Go through the material and write it all out exactly, minus the pictures.

**Dataset content**:
__________________________________________________

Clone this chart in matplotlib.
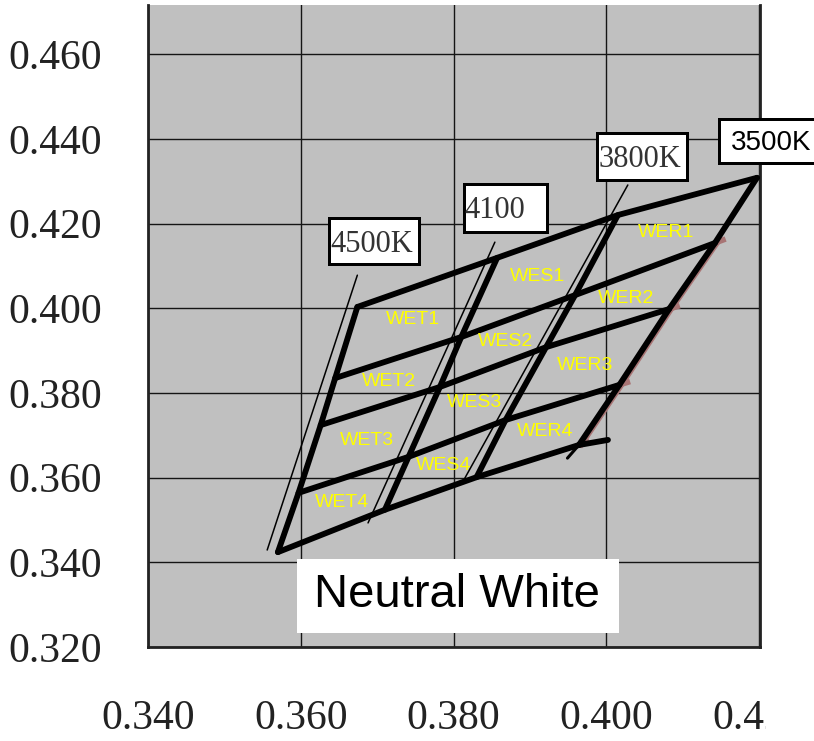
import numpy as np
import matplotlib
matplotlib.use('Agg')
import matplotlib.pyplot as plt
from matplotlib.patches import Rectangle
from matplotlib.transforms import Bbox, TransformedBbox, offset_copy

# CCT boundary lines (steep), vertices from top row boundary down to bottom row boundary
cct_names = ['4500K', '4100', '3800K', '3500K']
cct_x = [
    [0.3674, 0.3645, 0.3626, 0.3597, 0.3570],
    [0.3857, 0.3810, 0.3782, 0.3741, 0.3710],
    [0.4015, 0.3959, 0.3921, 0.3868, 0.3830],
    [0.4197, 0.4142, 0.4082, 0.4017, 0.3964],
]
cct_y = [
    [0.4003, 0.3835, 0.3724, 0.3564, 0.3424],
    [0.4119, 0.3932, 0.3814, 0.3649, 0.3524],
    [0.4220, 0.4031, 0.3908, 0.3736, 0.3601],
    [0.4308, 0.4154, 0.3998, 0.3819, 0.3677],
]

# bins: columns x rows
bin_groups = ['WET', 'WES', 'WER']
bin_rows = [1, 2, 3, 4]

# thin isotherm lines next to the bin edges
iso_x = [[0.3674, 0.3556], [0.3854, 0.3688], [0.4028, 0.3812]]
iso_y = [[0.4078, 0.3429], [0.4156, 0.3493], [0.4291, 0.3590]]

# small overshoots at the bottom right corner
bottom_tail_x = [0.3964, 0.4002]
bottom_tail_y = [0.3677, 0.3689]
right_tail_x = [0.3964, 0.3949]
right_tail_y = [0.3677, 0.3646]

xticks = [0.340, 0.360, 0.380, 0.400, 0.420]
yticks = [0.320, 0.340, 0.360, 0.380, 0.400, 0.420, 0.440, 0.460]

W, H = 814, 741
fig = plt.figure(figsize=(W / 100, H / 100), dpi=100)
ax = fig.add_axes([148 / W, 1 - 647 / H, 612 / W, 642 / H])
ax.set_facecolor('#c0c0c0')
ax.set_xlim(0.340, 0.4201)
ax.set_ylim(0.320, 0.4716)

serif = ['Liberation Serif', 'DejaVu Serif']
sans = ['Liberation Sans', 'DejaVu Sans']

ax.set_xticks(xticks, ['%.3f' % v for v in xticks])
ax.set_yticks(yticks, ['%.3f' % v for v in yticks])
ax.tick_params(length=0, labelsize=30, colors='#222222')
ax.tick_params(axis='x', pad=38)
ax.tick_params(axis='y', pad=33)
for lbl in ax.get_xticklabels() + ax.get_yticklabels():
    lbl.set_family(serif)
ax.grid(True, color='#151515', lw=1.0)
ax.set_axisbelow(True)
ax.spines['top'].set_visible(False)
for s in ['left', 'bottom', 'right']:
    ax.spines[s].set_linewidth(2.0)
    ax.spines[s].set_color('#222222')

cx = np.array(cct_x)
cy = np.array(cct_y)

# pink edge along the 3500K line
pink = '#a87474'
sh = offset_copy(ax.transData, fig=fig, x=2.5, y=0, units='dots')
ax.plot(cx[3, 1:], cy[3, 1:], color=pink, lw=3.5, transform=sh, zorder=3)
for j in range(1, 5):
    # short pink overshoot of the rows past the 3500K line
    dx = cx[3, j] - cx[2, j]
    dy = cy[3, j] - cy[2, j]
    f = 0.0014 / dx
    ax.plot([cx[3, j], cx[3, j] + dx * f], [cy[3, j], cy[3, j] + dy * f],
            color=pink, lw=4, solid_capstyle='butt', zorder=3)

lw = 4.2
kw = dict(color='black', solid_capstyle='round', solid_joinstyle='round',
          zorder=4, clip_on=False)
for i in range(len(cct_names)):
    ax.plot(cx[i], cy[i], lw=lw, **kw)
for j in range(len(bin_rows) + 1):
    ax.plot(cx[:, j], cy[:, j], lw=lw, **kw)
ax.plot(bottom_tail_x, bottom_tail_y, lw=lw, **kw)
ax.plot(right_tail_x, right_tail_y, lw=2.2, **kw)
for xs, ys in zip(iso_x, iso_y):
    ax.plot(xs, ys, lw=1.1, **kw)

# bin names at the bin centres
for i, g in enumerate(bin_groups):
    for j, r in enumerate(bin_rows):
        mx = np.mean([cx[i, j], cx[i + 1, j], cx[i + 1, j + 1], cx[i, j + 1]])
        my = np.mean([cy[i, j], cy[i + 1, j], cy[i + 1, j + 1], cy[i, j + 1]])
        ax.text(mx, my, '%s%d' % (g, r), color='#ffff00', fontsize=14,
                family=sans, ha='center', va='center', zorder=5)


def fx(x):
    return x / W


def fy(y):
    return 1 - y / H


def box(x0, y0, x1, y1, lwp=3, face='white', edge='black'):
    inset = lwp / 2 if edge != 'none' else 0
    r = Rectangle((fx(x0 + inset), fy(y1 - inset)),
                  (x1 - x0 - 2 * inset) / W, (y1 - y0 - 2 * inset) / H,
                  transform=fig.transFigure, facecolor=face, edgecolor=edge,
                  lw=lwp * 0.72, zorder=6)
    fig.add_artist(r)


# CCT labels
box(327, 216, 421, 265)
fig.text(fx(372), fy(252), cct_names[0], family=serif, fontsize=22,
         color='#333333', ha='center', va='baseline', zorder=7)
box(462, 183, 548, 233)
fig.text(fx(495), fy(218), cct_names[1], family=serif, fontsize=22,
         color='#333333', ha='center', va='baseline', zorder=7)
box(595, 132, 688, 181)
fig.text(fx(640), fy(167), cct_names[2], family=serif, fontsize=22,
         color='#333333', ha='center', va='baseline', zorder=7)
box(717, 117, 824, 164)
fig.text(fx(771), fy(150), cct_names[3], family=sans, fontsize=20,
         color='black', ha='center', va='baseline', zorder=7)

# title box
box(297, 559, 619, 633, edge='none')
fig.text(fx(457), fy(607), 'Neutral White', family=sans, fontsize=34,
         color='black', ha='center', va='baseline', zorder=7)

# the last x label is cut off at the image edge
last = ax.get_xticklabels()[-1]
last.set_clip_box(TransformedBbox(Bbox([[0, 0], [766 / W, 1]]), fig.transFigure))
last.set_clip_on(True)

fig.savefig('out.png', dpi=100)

__________________________________________________

**Exercise output**:
Clone this chart in matplotlib.
import numpy as np
import matplotlib
matplotlib.use('Agg')
import matplotlib.pyplot as plt
from matplotlib.patches import Rectangle
from matplotlib.transforms import Bbox, TransformedBbox, offset_copy

# CCT boundary lines (steep), vertices from top row boundary down to bottom row boundary
cct_names = ['4500K', '4100', '3800K', '3500K']
cct_x = [
    [0.3674, 0.3645, 0.3626, 0.3597, 0.3570],
    [0.3857, 0.3810, 0.3782, 0.3741, 0.3710],
    [0.4015, 0.3959, 0.3921, 0.3868, 0.3830],
    [0.4197, 0.4142, 0.4082, 0.4017, 0.3964],
]
cct_y = [
    [0.4003, 0.3835, 0.3724, 0.3564, 0.3424],
    [0.4119, 0.3932, 0.3814, 0.3649, 0.3524],
    [0.4220, 0.4031, 0.3908, 0.3736, 0.3601],
    [0.4308, 0.4154, 0.3998, 0.3819, 0.3677],
]

# bins: columns x rows
bin_groups = ['WET', 'WES', 'WER']
bin_rows = [1, 2, 3, 4]

# thin isotherm lines next to the bin edges
iso_x = [[0.3674, 0.3556], [0.3854, 0.3688], [0.4028, 0.3812]]
iso_y = [[0.4078, 0.3429], [0.4156, 0.3493], [0.4291, 0.3590]]

# small overshoots at the bottom right corner
bottom_tail_x = [0.3964, 0.4002]
bottom_tail_y = [0.3677, 0.3689]
right_tail_x = [0.3964, 0.3949]
right_tail_y = [0.3677, 0.3646]

xticks = [0.340, 0.360, 0.380, 0.400, 0.420]
yticks = [0.320, 0.340, 0.360, 0.380, 0.400, 0.420, 0.440, 0.460]

W, H = 814, 741
fig = plt.figure(figsize=(W / 100, H / 100), dpi=100)
ax = fig.add_axes([148 / W, 1 - 647 / H, 612 / W, 642 / H])
ax.set_facecolor('#c0c0c0')
ax.set_xlim(0.340, 0.4201)
ax.set_ylim(0.320, 0.4716)

serif = ['Liberation Serif', 'DejaVu Serif']
sans = ['Liberation Sans', 'DejaVu Sans']

ax.set_xticks(xticks, ['%.3f' % v for v in xticks])
ax.set_yticks(yticks, ['%.3f' % v for v in yticks])
ax.tick_params(length=0, labelsize=30, colors='#222222')
ax.tick_params(axis='x', pad=38)
ax.tick_params(axis='y', pad=33)
for lbl in ax.get_xticklabels() + ax.get_yticklabels():
    lbl.set_family(serif)
ax.grid(True, color='#151515', lw=1.0)
ax.set_axisbelow(True)
ax.spines['top'].set_visible(False)
for s in ['left', 'bottom', 'right']:
    ax.spines[s].set_linewidth(2.0)
    ax.spines[s].set_color('#222222')

cx = np.array(cct_x)
cy = np.array(cct_y)

# pink edge along the 3500K line
pink = '#a87474'
sh = offset_copy(ax.transData, fig=fig, x=2.5, y=0, units='dots')
ax.plot(cx[3, 1:], cy[3, 1:], color=pink, lw=3.5, transform=sh, zorder=3)
for j in range(1, 5):
    # short pink overshoot of the rows past the 3500K line
    dx = cx[3, j] - cx[2, j]
    dy = cy[3, j] - cy[2, j]
    f = 0.0014 / dx
    ax.plot([cx[3, j], cx[3, j] + dx * f], [cy[3, j], cy[3, j] + dy * f],
            color=pink, lw=4, solid_capstyle='butt', zorder=3)

lw = 4.2
kw = dict(color='black', solid_capstyle='round', solid_joinstyle='round',
          zorder=4, clip_on=False)
for i in range(len(cct_names)):
    ax.plot(cx[i], cy[i], lw=lw, **kw)
for j in range(len(bin_rows) + 1):
    ax.plot(cx[:, j], cy[:, j], lw=lw, **kw)
ax.plot(bottom_tail_x, bottom_tail_y, lw=lw, **kw)
ax.plot(right_tail_x, right_tail_y, lw=2.2, **kw)
for xs, ys in zip(iso_x, iso_y):
    ax.plot(xs, ys, lw=1.1, **kw)

# bin names at the bin centres
for i, g in enumerate(bin_groups):
    for j, r in enumerate(bin_rows):
        mx = np.mean([cx[i, j], cx[i + 1, j], cx[i + 1, j + 1], cx[i, j + 1]])
        my = np.mean([cy[i, j], cy[i + 1, j], cy[i + 1, j + 1], cy[i, j + 1]])
        ax.text(mx, my, '%s%d' % (g, r), color='#ffff00', fontsize=14,
                family=sans, ha='center', va='center', zorder=5)


def fx(x):
    return x / W


def fy(y):
    return 1 - y / H


def box(x0, y0, x1, y1, lwp=3, face='white', edge='black'):
    inset = lwp / 2 if edge != 'none' else 0
    r = Rectangle((fx(x0 + inset), fy(y1 - inset)),
                  (x1 - x0 - 2 * inset) / W, (y1 - y0 - 2 * inset) / H,
                  transform=fig.transFigure, facecolor=face, edgecolor=edge,
                  lw=lwp * 0.72, zorder=6)
    fig.add_artist(r)


# CCT labels
box(327, 216, 421, 265)
fig.text(fx(372), fy(252), cct_names[0], family=serif, fontsize=22,
         color='#333333', ha='center', va='baseline', zorder=7)
box(462, 183, 548, 233)
fig.text(fx(495), fy(218), cct_names[1], family=serif, fontsize=22,
         color='#333333', ha='center', va='baseline', zorder=7)
box(595, 132, 688, 181)
fig.text(fx(640), fy(167), cct_names[2], family=serif, fontsize=22,
         color='#333333', ha='center', va='baseline', zorder=7)
box(717, 117, 824, 164)
fig.text(fx(771), fy(150), cct_names[3], family=sans, fontsize=20,
         color='black', ha='center', va='baseline', zorder=7)

# title box
box(297, 559, 619, 633, edge='none')
fig.text(fx(457), fy(607), 'Neutral White', family=sans, fontsize=34,
         color='black', ha='center', va='baseline', zorder=7)

# the last x label is cut off at the image edge
last = ax.get_xticklabels()[-1]
last.set_clip_box(TransformedBbox(Bbox([[0, 0], [766 / W, 1]]), fig.transFigure))
last.set_clip_on(True)

fig.savefig('out.png', dpi=100)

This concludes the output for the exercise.